SET EXERCISE
Gather each line of the records where "chart" appears.

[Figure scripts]
** begin **

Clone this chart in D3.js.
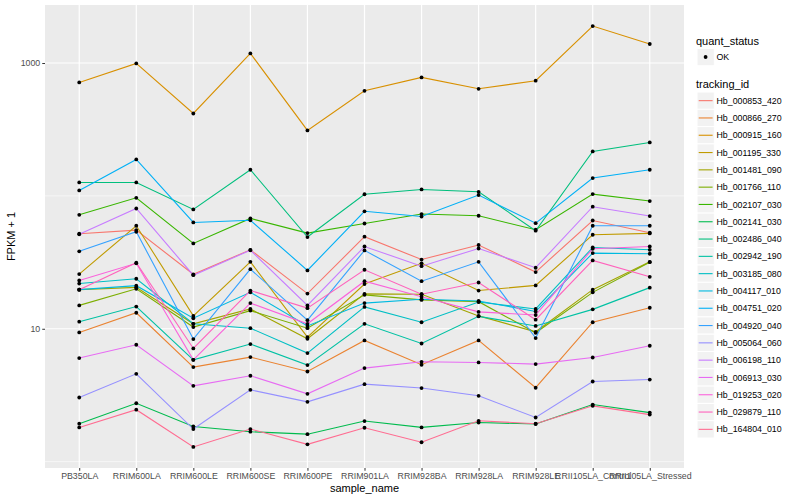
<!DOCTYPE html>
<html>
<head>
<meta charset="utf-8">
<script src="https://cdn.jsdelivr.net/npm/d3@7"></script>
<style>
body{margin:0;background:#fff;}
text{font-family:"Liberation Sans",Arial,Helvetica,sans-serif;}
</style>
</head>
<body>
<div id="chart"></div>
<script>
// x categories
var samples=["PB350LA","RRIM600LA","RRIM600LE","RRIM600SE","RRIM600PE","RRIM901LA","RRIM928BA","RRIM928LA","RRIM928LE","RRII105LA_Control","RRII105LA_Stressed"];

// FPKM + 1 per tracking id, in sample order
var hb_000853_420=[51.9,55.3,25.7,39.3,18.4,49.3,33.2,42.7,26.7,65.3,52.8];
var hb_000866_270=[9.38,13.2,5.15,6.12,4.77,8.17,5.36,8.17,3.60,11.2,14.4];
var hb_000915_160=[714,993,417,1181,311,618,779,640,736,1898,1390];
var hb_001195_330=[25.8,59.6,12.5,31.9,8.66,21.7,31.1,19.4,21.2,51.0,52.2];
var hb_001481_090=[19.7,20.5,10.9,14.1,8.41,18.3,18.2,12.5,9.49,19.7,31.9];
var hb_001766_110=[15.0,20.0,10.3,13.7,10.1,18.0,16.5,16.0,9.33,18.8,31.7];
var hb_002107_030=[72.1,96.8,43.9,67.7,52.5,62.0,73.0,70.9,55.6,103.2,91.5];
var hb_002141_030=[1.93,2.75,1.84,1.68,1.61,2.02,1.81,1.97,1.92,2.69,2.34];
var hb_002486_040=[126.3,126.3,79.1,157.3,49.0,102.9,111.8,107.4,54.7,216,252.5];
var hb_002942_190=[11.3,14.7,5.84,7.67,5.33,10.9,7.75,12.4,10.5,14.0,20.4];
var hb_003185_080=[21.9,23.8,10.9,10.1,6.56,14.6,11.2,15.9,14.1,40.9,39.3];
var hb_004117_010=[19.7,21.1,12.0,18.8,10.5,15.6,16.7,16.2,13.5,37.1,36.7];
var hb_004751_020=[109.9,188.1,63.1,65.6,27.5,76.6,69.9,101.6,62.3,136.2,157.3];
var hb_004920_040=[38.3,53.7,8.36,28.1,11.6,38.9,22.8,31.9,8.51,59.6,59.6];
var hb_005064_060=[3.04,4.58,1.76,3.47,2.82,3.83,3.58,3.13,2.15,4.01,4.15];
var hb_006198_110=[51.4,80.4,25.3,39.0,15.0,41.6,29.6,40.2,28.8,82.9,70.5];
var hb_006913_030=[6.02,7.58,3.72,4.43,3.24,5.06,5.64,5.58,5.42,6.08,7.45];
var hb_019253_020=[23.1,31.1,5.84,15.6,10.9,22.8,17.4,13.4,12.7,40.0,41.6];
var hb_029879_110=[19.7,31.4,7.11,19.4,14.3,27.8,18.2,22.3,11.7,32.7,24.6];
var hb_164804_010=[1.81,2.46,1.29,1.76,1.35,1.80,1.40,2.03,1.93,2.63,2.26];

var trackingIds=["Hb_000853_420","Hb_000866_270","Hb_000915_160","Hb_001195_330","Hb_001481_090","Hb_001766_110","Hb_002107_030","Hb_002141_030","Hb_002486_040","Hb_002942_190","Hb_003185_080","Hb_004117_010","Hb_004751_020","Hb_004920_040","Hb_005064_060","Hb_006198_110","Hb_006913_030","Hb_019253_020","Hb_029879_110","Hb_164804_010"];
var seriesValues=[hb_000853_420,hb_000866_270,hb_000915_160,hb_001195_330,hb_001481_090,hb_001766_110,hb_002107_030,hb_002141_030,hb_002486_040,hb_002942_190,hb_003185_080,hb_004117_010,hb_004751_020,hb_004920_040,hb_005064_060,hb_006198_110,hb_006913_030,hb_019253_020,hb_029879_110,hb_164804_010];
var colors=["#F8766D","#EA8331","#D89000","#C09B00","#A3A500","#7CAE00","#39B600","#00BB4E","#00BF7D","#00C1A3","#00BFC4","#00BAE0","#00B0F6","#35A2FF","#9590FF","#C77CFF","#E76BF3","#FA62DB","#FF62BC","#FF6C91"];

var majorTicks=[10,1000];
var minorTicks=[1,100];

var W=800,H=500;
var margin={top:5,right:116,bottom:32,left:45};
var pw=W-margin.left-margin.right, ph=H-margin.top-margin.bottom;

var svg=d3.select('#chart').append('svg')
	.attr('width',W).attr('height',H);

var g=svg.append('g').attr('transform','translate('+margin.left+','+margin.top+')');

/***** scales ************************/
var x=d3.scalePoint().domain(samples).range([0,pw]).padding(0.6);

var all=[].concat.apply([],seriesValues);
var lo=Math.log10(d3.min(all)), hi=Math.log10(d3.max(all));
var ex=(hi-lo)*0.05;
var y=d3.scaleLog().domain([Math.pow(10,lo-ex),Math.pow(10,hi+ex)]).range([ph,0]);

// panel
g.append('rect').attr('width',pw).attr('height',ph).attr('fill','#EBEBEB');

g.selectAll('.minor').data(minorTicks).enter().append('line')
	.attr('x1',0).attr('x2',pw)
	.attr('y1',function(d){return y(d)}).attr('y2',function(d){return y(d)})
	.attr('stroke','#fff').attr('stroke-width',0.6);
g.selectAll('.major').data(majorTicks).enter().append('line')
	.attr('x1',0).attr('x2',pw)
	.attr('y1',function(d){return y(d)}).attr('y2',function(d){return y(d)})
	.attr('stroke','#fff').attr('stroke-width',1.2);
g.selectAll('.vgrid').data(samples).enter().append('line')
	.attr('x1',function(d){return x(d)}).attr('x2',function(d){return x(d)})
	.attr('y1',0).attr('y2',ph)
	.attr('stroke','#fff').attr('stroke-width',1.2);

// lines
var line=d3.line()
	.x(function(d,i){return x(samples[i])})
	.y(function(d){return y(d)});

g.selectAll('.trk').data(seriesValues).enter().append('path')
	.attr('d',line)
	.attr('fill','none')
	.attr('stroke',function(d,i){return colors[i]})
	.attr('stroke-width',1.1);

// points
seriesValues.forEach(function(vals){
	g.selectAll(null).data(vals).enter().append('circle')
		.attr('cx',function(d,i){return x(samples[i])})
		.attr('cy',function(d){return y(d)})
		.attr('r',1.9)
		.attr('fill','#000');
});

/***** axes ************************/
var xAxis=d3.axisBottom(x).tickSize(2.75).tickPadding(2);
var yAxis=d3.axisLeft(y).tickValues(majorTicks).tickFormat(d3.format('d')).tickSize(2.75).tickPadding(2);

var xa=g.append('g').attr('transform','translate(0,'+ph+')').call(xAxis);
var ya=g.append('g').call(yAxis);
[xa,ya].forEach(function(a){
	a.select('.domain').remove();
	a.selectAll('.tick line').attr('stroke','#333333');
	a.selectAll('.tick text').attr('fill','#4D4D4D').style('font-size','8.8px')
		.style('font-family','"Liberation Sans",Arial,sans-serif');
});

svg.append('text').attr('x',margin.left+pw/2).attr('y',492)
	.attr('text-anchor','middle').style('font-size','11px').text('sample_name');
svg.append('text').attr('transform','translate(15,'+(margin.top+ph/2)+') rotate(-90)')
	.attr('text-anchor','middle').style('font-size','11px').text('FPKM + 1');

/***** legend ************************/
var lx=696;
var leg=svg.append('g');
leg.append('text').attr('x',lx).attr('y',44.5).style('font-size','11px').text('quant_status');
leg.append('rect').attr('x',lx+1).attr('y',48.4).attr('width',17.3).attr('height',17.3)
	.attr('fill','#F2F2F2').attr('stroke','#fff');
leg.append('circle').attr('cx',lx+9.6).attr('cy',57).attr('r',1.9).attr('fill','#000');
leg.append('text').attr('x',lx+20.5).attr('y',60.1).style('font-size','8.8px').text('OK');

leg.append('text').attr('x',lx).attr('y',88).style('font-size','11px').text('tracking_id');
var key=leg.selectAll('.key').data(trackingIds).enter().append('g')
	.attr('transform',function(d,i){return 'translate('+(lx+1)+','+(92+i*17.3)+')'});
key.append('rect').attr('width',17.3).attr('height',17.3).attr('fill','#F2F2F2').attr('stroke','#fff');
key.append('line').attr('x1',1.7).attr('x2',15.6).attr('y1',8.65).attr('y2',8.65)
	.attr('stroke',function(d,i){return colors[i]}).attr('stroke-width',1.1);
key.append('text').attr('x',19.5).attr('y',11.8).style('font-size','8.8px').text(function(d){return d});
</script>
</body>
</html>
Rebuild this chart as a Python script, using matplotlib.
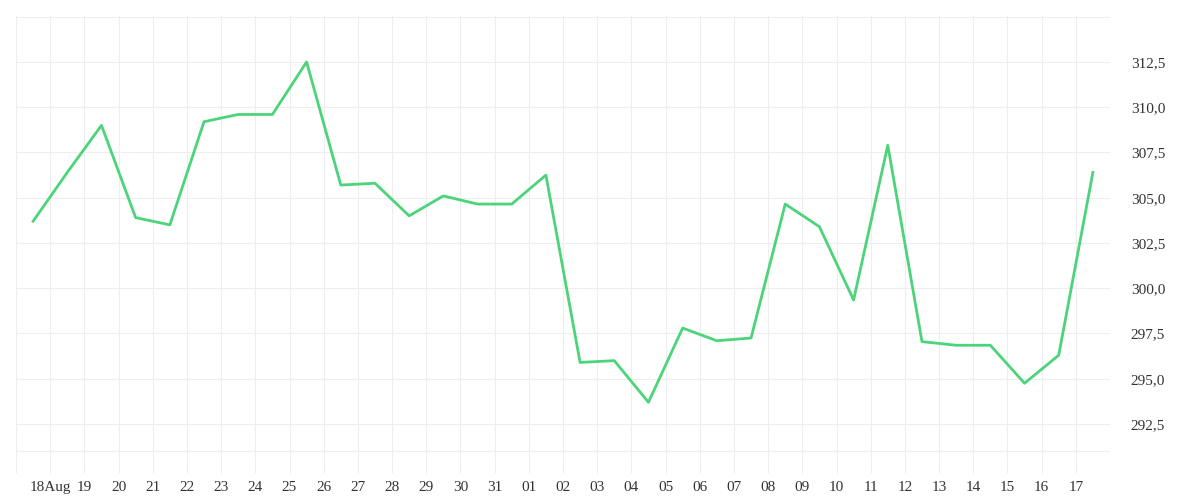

** end **

RESULT OF THE EXERCISE
Clone this chart in D3.js.
<div id="chart"></div>
var svg=d3.select('#chart').append('svg')
Rebuild this chart as a Python script, using matplotlib.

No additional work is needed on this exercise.